— start Information shown —

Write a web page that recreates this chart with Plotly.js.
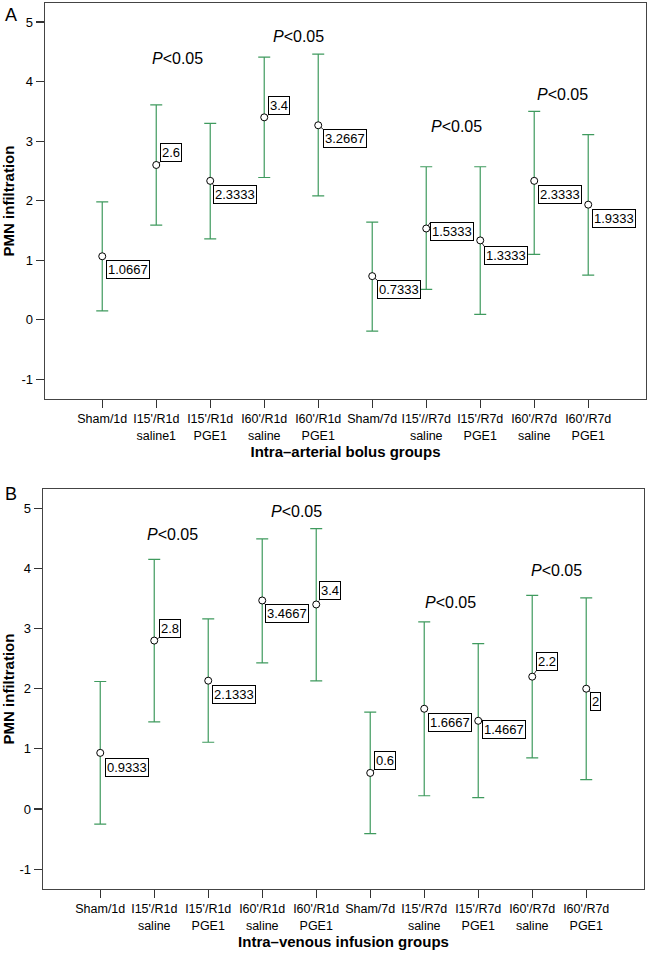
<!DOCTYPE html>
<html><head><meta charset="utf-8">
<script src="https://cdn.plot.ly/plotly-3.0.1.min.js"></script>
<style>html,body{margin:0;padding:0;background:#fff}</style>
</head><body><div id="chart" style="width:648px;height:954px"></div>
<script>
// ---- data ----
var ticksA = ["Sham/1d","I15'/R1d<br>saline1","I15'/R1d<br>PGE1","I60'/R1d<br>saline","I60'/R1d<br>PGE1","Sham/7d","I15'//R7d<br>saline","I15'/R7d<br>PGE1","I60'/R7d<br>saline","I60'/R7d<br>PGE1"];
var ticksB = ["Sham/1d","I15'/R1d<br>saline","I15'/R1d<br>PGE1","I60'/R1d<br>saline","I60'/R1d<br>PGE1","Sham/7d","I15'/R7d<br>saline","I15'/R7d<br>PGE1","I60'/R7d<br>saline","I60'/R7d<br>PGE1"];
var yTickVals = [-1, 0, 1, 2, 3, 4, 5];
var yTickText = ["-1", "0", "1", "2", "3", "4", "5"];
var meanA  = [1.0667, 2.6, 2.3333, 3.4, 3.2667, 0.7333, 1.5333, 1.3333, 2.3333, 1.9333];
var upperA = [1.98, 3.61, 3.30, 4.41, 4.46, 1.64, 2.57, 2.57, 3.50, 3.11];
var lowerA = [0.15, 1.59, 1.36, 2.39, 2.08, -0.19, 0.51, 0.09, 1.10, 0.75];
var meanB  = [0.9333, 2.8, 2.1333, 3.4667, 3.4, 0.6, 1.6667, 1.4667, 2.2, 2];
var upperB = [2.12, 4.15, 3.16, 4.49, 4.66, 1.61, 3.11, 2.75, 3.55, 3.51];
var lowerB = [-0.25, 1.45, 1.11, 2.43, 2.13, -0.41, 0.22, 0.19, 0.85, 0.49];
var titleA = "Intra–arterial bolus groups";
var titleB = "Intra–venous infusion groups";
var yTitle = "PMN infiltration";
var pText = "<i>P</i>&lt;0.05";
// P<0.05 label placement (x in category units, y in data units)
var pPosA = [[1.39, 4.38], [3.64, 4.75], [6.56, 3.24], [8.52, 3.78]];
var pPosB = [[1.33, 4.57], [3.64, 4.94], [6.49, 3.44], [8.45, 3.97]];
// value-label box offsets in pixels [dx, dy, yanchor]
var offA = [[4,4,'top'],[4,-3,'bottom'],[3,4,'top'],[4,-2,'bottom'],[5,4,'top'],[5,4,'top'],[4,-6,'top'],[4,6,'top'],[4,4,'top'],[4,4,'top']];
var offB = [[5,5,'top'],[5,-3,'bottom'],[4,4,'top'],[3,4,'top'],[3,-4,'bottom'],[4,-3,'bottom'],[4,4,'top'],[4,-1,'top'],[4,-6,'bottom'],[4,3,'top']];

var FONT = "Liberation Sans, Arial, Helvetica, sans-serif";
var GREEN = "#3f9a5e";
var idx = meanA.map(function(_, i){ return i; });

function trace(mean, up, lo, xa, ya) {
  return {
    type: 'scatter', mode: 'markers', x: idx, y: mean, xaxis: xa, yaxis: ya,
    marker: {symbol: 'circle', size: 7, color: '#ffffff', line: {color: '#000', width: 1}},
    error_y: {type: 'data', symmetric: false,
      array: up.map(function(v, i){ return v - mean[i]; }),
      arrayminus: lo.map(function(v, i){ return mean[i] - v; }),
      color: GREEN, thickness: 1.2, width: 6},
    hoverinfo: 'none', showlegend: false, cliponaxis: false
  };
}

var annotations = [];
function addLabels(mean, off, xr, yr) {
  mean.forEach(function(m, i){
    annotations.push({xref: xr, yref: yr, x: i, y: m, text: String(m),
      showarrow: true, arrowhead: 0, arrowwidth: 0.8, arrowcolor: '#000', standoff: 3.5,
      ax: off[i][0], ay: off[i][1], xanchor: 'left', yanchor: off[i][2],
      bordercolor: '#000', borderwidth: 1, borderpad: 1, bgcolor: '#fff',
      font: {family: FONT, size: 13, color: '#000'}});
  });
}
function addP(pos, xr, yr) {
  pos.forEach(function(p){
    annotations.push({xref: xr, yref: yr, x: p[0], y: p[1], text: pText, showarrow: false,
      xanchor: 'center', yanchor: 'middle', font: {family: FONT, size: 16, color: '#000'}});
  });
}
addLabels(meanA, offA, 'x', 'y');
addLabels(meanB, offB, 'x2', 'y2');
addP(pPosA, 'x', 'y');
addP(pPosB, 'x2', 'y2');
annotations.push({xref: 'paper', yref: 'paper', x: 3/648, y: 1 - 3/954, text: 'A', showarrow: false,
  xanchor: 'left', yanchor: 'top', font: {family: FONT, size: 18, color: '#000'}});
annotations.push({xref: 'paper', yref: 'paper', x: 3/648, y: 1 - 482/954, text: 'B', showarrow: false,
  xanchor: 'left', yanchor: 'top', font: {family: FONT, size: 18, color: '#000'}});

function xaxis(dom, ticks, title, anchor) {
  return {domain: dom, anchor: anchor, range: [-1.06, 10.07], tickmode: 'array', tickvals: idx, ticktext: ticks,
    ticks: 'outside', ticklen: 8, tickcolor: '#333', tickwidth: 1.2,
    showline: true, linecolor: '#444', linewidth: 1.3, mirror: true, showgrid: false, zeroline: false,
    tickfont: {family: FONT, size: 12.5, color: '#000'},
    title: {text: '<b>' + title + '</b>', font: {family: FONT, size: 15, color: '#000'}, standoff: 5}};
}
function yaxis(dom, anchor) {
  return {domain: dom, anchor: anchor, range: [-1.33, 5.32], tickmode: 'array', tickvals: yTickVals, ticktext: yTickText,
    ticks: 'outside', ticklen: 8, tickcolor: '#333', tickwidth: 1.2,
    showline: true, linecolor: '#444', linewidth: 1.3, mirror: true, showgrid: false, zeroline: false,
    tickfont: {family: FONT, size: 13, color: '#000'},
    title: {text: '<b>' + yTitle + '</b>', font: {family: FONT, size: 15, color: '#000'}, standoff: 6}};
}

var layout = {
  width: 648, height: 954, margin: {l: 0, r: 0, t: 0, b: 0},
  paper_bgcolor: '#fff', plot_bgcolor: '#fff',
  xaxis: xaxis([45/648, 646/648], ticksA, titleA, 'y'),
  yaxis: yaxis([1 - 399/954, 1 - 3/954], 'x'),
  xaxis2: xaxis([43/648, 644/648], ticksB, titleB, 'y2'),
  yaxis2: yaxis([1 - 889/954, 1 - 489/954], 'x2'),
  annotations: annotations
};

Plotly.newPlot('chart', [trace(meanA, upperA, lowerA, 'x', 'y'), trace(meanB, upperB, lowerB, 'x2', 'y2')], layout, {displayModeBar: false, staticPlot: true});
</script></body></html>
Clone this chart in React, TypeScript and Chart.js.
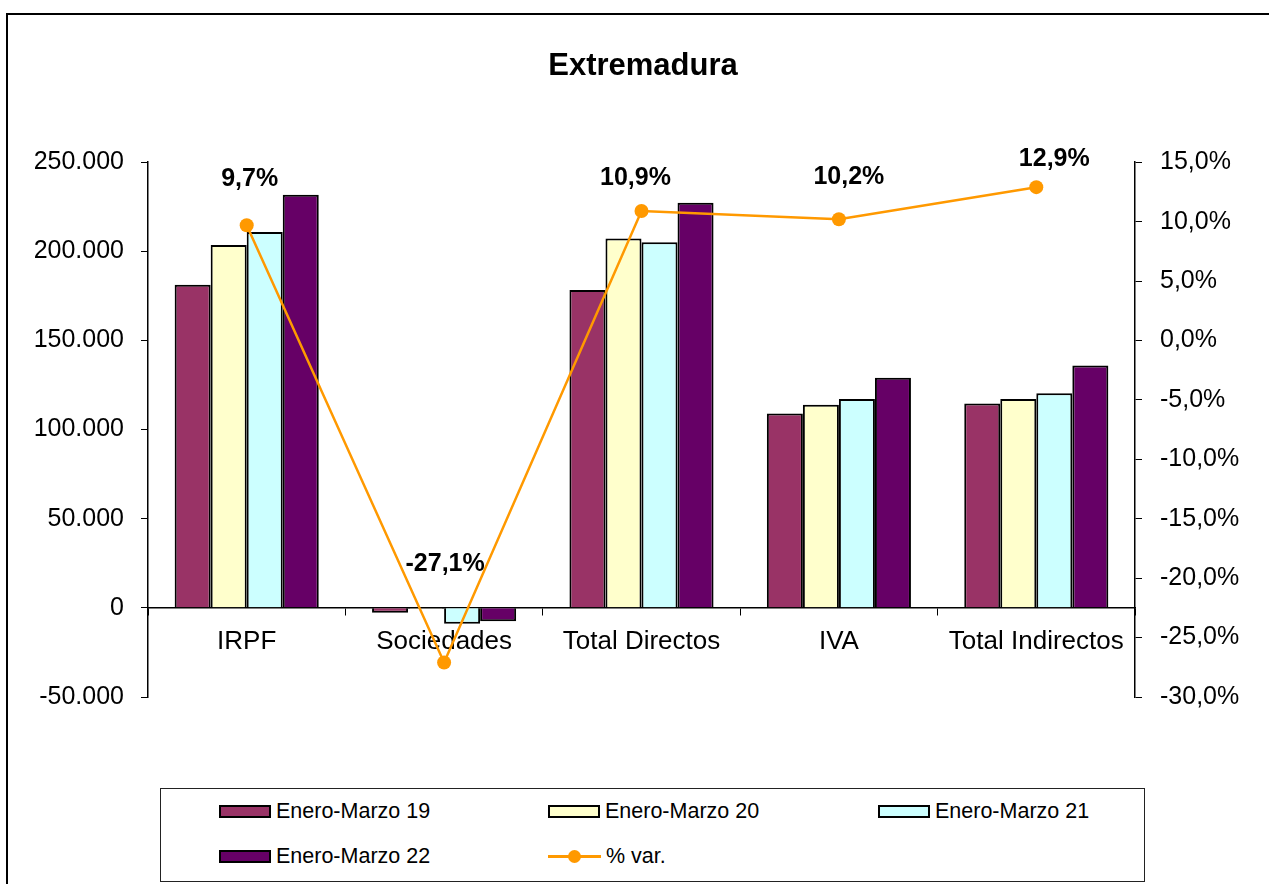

— end Information shown —

What you will do: Give the material again exactly as it is, but keep the pictures out.

Written response:
Write a web page that recreates this chart with Plotly.js.
<!DOCTYPE html>
<html><head><meta charset="utf-8">
<script src="https://cdn.plot.ly/plotly-3.0.1.min.js"></script>
<style>html,body{margin:0;padding:0;background:#fff}</style>
</head><body><div id="chart" style="width:648px;height:954px"></div>
<script>
// ---- data ----
var ticksA = ["Sham/1d","I15'/R1d<br>saline1","I15'/R1d<br>PGE1","I60'/R1d<br>saline","I60'/R1d<br>PGE1","Sham/7d","I15'//R7d<br>saline","I15'/R7d<br>PGE1","I60'/R7d<br>saline","I60'/R7d<br>PGE1"];
var ticksB = ["Sham/1d","I15'/R1d<br>saline","I15'/R1d<br>PGE1","I60'/R1d<br>saline","I60'/R1d<br>PGE1","Sham/7d","I15'/R7d<br>saline","I15'/R7d<br>PGE1","I60'/R7d<br>saline","I60'/R7d<br>PGE1"];
var yTickVals = [-1, 0, 1, 2, 3, 4, 5];
var yTickText = ["-1", "0", "1", "2", "3", "4", "5"];
var meanA  = [1.0667, 2.6, 2.3333, 3.4, 3.2667, 0.7333, 1.5333, 1.3333, 2.3333, 1.9333];
var upperA = [1.98, 3.61, 3.30, 4.41, 4.46, 1.64, 2.57, 2.57, 3.50, 3.11];
var lowerA = [0.15, 1.59, 1.36, 2.39, 2.08, -0.19, 0.51, 0.09, 1.10, 0.75];
var meanB  = [0.9333, 2.8, 2.1333, 3.4667, 3.4, 0.6, 1.6667, 1.4667, 2.2, 2];
var upperB = [2.12, 4.15, 3.16, 4.49, 4.66, 1.61, 3.11, 2.75, 3.55, 3.51];
var lowerB = [-0.25, 1.45, 1.11, 2.43, 2.13, -0.41, 0.22, 0.19, 0.85, 0.49];
var titleA = "Intra–arterial bolus groups";
var titleB = "Intra–venous infusion groups";
var yTitle = "PMN infiltration";
var pText = "<i>P</i>&lt;0.05";
// P<0.05 label placement (x in category units, y in data units)
var pPosA = [[1.39, 4.38], [3.64, 4.75], [6.56, 3.24], [8.52, 3.78]];
var pPosB = [[1.33, 4.57], [3.64, 4.94], [6.49, 3.44], [8.45, 3.97]];
// value-label box offsets in pixels [dx, dy, yanchor]
var offA = [[4,4,'top'],[4,-3,'bottom'],[3,4,'top'],[4,-2,'bottom'],[5,4,'top'],[5,4,'top'],[4,-6,'top'],[4,6,'top'],[4,4,'top'],[4,4,'top']];
var offB = [[5,5,'top'],[5,-3,'bottom'],[4,4,'top'],[3,4,'top'],[3,-4,'bottom'],[4,-3,'bottom'],[4,4,'top'],[4,-1,'top'],[4,-6,'bottom'],[4,3,'top']];

var FONT = "Liberation Sans, Arial, Helvetica, sans-serif";
var GREEN = "#3f9a5e";
var idx = meanA.map(function(_, i){ return i; });

function trace(mean, up, lo, xa, ya) {
  return {
    type: 'scatter', mode: 'markers', x: idx, y: mean, xaxis: xa, yaxis: ya,
    marker: {symbol: 'circle', size: 7, color: '#ffffff', line: {color: '#000', width: 1}},
    error_y: {type: 'data', symmetric: false,
      array: up.map(function(v, i){ return v - mean[i]; }),
      arrayminus: lo.map(function(v, i){ return mean[i] - v; }),
      color: GREEN, thickness: 1.2, width: 6},
    hoverinfo: 'none', showlegend: false, cliponaxis: false
  };
}

var annotations = [];
function addLabels(mean, off, xr, yr) {
  mean.forEach(function(m, i){
    annotations.push({xref: xr, yref: yr, x: i, y: m, text: String(m),
      showarrow: true, arrowhead: 0, arrowwidth: 0.8, arrowcolor: '#000', standoff: 3.5,
      ax: off[i][0], ay: off[i][1], xanchor: 'left', yanchor: off[i][2],
      bordercolor: '#000', borderwidth: 1, borderpad: 1, bgcolor: '#fff',
      font: {family: FONT, size: 13, color: '#000'}});
  });
}
function addP(pos, xr, yr) {
  pos.forEach(function(p){
    annotations.push({xref: xr, yref: yr, x: p[0], y: p[1], text: pText, showarrow: false,
      xanchor: 'center', yanchor: 'middle', font: {family: FONT, size: 16, color: '#000'}});
  });
}
addLabels(meanA, offA, 'x', 'y');
addLabels(meanB, offB, 'x2', 'y2');
addP(pPosA, 'x', 'y');
addP(pPosB, 'x2', 'y2');
annotations.push({xref: 'paper', yref: 'paper', x: 3/648, y: 1 - 3/954, text: 'A', showarrow: false,
  xanchor: 'left', yanchor: 'top', font: {family: FONT, size: 18, color: '#000'}});
annotations.push({xref: 'paper', yref: 'paper', x: 3/648, y: 1 - 482/954, text: 'B', showarrow: false,
  xanchor: 'left', yanchor: 'top', font: {family: FONT, size: 18, color: '#000'}});

function xaxis(dom, ticks, title, anchor) {
  return {domain: dom, anchor: anchor, range: [-1.06, 10.07], tickmode: 'array', tickvals: idx, ticktext: ticks,
    ticks: 'outside', ticklen: 8, tickcolor: '#333', tickwidth: 1.2,
    showline: true, linecolor: '#444', linewidth: 1.3, mirror: true, showgrid: false, zeroline: false,
    tickfont: {family: FONT, size: 12.5, color: '#000'},
    title: {text: '<b>' + title + '</b>', font: {family: FONT, size: 15, color: '#000'}, standoff: 5}};
}
function yaxis(dom, anchor) {
  return {domain: dom, anchor: anchor, range: [-1.33, 5.32], tickmode: 'array', tickvals: yTickVals, ticktext: yTickText,
    ticks: 'outside', ticklen: 8, tickcolor: '#333', tickwidth: 1.2,
    showline: true, linecolor: '#444', linewidth: 1.3, mirror: true, showgrid: false, zeroline: false,
    tickfont: {family: FONT, size: 13, color: '#000'},
    title: {text: '<b>' + yTitle + '</b>', font: {family: FONT, size: 15, color: '#000'}, standoff: 6}};
}

var layout = {
  width: 648, height: 954, margin: {l: 0, r: 0, t: 0, b: 0},
  paper_bgcolor: '#fff', plot_bgcolor: '#fff',
  xaxis: xaxis([45/648, 646/648], ticksA, titleA, 'y'),
  yaxis: yaxis([1 - 399/954, 1 - 3/954], 'x'),
  xaxis2: xaxis([43/648, 644/648], ticksB, titleB, 'y2'),
  yaxis2: yaxis([1 - 889/954, 1 - 489/954], 'x2'),
  annotations: annotations
};

Plotly.newPlot('chart', [trace(meanA, upperA, lowerA, 'x', 'y'), trace(meanB, upperB, lowerB, 'x2', 'y2')], layout, {displayModeBar: false, staticPlot: true});
</script></body></html>
Clone this chart in React, TypeScript and Chart.js.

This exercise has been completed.